I believe that means it solved the LP, and now its getting it integer... but its been like 6 hours or so and its been progressing, and still is, but doesn't finish. In smaller instances, it worked fine.
My question, I guess is... Is there something wrong with my model? Some optimizations I forgot? OR is this problem just that huge?
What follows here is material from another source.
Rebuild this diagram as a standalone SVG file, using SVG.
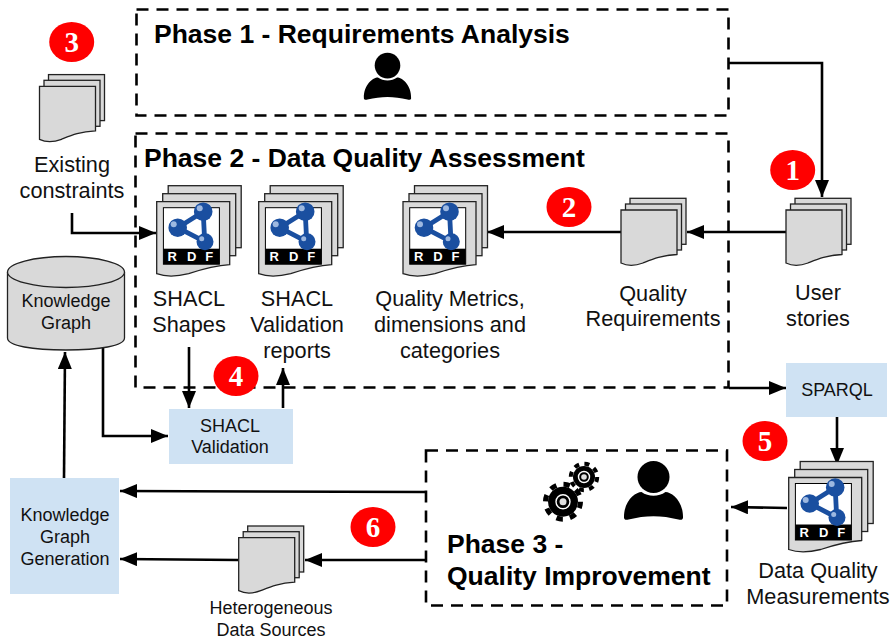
<svg xmlns="http://www.w3.org/2000/svg" width="894" height="640" viewBox="0 0 894 640">
<style>
text{font-family:"Liberation Sans",Arial,sans-serif;fill:#111;text-anchor:middle}
.t{font-size:21.7px}
.s{font-size:18px}
.h{font-size:26.5px;font-weight:bold;text-anchor:start;fill:#000}
.n{font-family:"Liberation Serif","Times New Roman",serif;font-size:29px;font-weight:bold;fill:#fff}
.l{font-size:13px;font-weight:bold;fill:#fff}
.phase{fill:none;stroke:#000;stroke-width:2.6;stroke-dasharray:12 8}
.c{fill:none;stroke:#000;stroke-width:2.6}
.sheet{fill:#d9d9d9;stroke:#222;stroke-width:1.3}
.blue{fill:#cfe2f3}
.red{fill:#f00}
.hub{fill:none;stroke:#fff;stroke-width:1.4}
</style>
<defs>
<marker id="a" markerUnits="userSpaceOnUse" markerWidth="18" markerHeight="14" refX="17" refY="7" orient="auto"><path d="M0 0L17 7L0 14Z" fill="#000"/></marker>
<path id="sheet" d="M0 0H56V44.500C40 45.500 32 49 22 53C14 56 6 56 0 53Z"/>
<g id="doc">
<rect class="sheet" x="9" y="-11.700" width="56" height="46"/>
<rect class="sheet" x="4.500" y="-6" width="56" height="46"/>
<use href="#sheet" class="sheet"/>
</g>
<g id="rdf">
<rect class="sheet" x="11.500" y="-16" width="73" height="62"/>
<rect class="sheet" x="6" y="-8" width="73" height="62"/>
<path class="sheet" d="M0 0H73V63C56 64 44 68 32 72C20 75 8 75 0 72Z"/>
<rect x="6.700" y="6" width="56" height="56.500" fill="#fff" stroke="#000" stroke-width="1"/>
<rect x="6.700" y="47" width="56" height="15.500" fill="#000"/>
<path d="M21 26L46.500 10L48 40Z" fill="none" stroke="#1a4fa0" stroke-width="4.800" stroke-linejoin="round"/>
<circle cx="21" cy="26" r="9.300" fill="#1a4fa0"/>
<circle cx="46.500" cy="10" r="9.300" fill="#1a4fa0"/>
<circle cx="48.300" cy="40" r="8.500" fill="#1a4fa0"/>
<circle cx="17" cy="22.500" r="3" fill="#9db8e0"/>
<circle cx="43" cy="6.500" r="3" fill="#9db8e0"/>
<circle cx="45" cy="37" r="2.500" fill="#9db8e0"/>
<text class="l" x="15.600" y="59.500">R</text>
<text class="l" x="35" y="59.500">D</text>
<text class="l" x="52.600" y="59.500">F</text>
</g>
<g id="person">
<circle cx="0" cy="-18" r="16" fill="#000"/>
<path d="M-29.500 23C-30 6-18-3-12-3C-5 2 5 2 12-3C18-3 30 6 29.500 23C29 25 27 25 25 24.500C8 20-8 20-25 24.500C-27 25-29 25-29.500 23Z" fill="#000"/>
</g>
</defs>

<g id="connectors">
<path class="c" d="M729 63H822V197" marker-end="url(#a)"/>
<path class="c" d="M786 232H687" marker-end="url(#a)"/>
<path class="c" d="M621 232H487" marker-end="url(#a)"/>
<path class="c" d="M72 213V233H156" marker-end="url(#a)"/>
<path class="c" d="M189 347V408" marker-end="url(#a)"/>
<path class="c" d="M283 408V368" marker-end="url(#a)"/>
<path class="c" d="M103 347V436H168" marker-end="url(#a)"/>
<path class="c" d="M64 478L65 352" marker-end="url(#a)"/>
<path class="c" d="M729 388H786" marker-end="url(#a)"/>
<path class="c" d="M837 417V465" marker-end="url(#a)"/>
<path class="c" d="M787 508L731 507" marker-end="url(#a)"/>
<path class="c" d="M425 492L120 491" marker-end="url(#a)"/>
<path class="c" d="M425 560H305" marker-end="url(#a)"/>
<path class="c" d="M238 560L120 559" marker-end="url(#a)"/>
</g>

<g id="phase1">
<rect class="phase" x="136.500" y="9.500" width="592" height="106"/>
<text class="h" x="154" y="43">Phase 1 - Requirements Analysis</text>
<use href="#person" transform="translate(387.500 80) scale(.8)"/>
</g>
<g id="phase2">
<rect class="phase" x="135.500" y="133.500" width="593" height="254"/>
<text class="h" x="144" y="167">Phase 2 - Data Quality Assessment</text>
</g>
<g id="phase3">
<rect class="phase" x="426" y="450.500" width="301" height="155"/>
<circle cx="563" cy="501.700" r="15" fill="#000"/>
<circle cx="563" cy="501.700" r="17.500" fill="none" stroke="#000" stroke-width="5" stroke-dasharray="6.500 7.240"/>
<circle class="hub" cx="563" cy="501.700" r="7"/>
<circle cx="563" cy="501.700" r="3.500" fill="#e0e0e0"/>
<circle cx="584" cy="477" r="11" fill="#000"/>
<circle cx="584" cy="477" r="13.200" fill="none" stroke="#000" stroke-width="4" stroke-dasharray="5 5.370"/>
<circle class="hub" cx="584" cy="477" r="5.500"/>
<circle cx="584" cy="477" r="2.800" fill="#e0e0e0"/>
<use href="#person" transform="translate(653.500 495)"/>
<text class="h" x="447" y="553">Phase 3 -</text>
<text class="h" x="447" y="585">Quality Improvement</text>
</g>

<g id="n3"><ellipse class="red" cx="71.700" cy="42" rx="22.500" ry="20"/><text class="n" x="71.700" y="52">3</text></g>
<g id="n1"><ellipse class="red" cx="792.700" cy="170" rx="22.500" ry="20"/><text class="n" x="792.700" y="180">1</text></g>
<g id="n2"><ellipse class="red" cx="569" cy="207" rx="22.500" ry="20"/><text class="n" x="569" y="217">2</text></g>
<g id="n4"><ellipse class="red" cx="236" cy="376" rx="22.500" ry="20"/><text class="n" x="236" y="386">4</text></g>
<g id="n5"><ellipse class="red" cx="765" cy="441" rx="22.500" ry="20"/><text class="n" x="765" y="451">5</text></g>
<g id="n6"><ellipse class="red" cx="373" cy="527" rx="22.500" ry="20"/><text class="n" x="373" y="537">6</text></g>

<g id="existing-constraints">
<use href="#doc" x="39.500" y="86.300"/>
<text class="t" x="72" y="172">Existing</text>
<text class="t" x="72" y="198">constraints</text>
</g>
<g id="shacl-shapes">
<use href="#rdf" x="156.700" y="201.700"/>
<text class="t" x="189" y="306">SHACL</text>
<text class="t" x="189" y="332">Shapes</text>
</g>
<g id="shacl-reports">
<use href="#rdf" x="258.700" y="201.700"/>
<text class="t" x="297" y="306">SHACL</text>
<text class="t" x="297" y="332">Validation</text>
<text class="t" x="297" y="358">reports</text>
</g>
<g id="quality-metrics">
<use href="#rdf" x="403" y="201.700"/>
<text class="t" x="450" y="306">Quality Metrics,</text>
<text class="t" x="450" y="332">dimensions and</text>
<text class="t" x="450" y="358">categories</text>
</g>
<g id="quality-requirements">
<use href="#doc" x="621" y="210"/>
<text class="t" x="653" y="301">Quality</text>
<text class="t" x="653" y="326">Requirements</text>
</g>
<g id="user-stories">
<use href="#doc" x="786" y="210"/>
<text class="t" x="818" y="300">User</text>
<text class="t" x="818" y="326">stories</text>
</g>
<g id="knowledge-graph">
<path class="sheet" d="M7.500 272V338C7.500 346 33 350 66 350S124.500 346 124.500 338V272"/>
<ellipse class="sheet" cx="66" cy="272" rx="58.500" ry="15.500"/>
<text class="s" x="66" y="307">Knowledge</text>
<text class="s" x="66" y="329">Graph</text>
</g>
<g id="shacl-validation">
<rect class="blue" x="169" y="409" width="124" height="55"/>
<text class="s" x="230" y="432">SHACL</text>
<text class="s" x="230" y="453">Validation</text>
</g>
<g id="sparql">
<rect class="blue" x="786" y="363" width="101" height="54"/>
<text class="s" x="837" y="396">SPARQL</text>
</g>
<g id="kg-generation">
<rect class="blue" x="10" y="478" width="109" height="116"/>
<text class="s" x="65" y="521">Knowledge</text>
<text class="s" x="65" y="543">Graph</text>
<text class="s" x="65" y="565">Generation</text>
</g>
<g id="heterogeneous">
<use href="#doc" x="238.700" y="537.700"/>
<text class="s" x="271" y="614">Heterogeneous</text>
<text class="s" x="271" y="636">Data Sources</text>
</g>
<g id="dq-measurements">
<use href="#rdf" x="788.700" y="477.500"/>
<text class="t" x="818" y="578">Data Quality</text>
<text class="t" x="818" y="604">Measurements</text>
</g>
</svg>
Also, about the computer, its quite a poor one: Intel Atom and 1GB of RAM only...
Thank you for your help!
EDIT: Here is the date: https://github.com/ddeunagomez/DiscreteOptimization/blob/master/04_warehouse_location/warehouse/data/wl_100_1 the format is:
NumberOfWarehouses NumberOfCustomers
CapacityWarehouse1 OpeningCostWarehouse1
CapacityWarehouse2 OpeningCostWarehouse2
.....
CapacityWarehouseN OpeningCostWarehouseN
DemandCustomer1
TransportCostW1_C1 TransportCostW2_C1 ....... TransportCostWN_C1
DemandCustomer2
TransportCostW1_C2 TransportCostW2_C2 ....... TransportCostWN_C2
.....
DemandCustomerN
TransportCostW1_CM TransportCostW2_CM ....... TransportCostWN_CM
This is not really a huge problem in the scheme of things -- there is specialized code to solve much larger warehouse location instances than this one, and good off-the-shelf solvers like CPLEX could solve it easily too. I don't know how efficient GLPK/PuPL are, but it could well be that they just take too long using straightforward LP/branch-and-bound (which is what they are doing).
One thing you could try is to allow the y variables to be continuous (0 <= y <= 1) instead of binary. This will most likely speed up the run times because the solver won't have to branch on them. The physical interpretation is that some customers can have their demands split between multiple warehouses. In practice, very few of them will probably be split in most solutions. If the capacities are large enough to be non-binding, then none of the demands will be split, and you'll always get binary solutions even though you allow y to be continuous.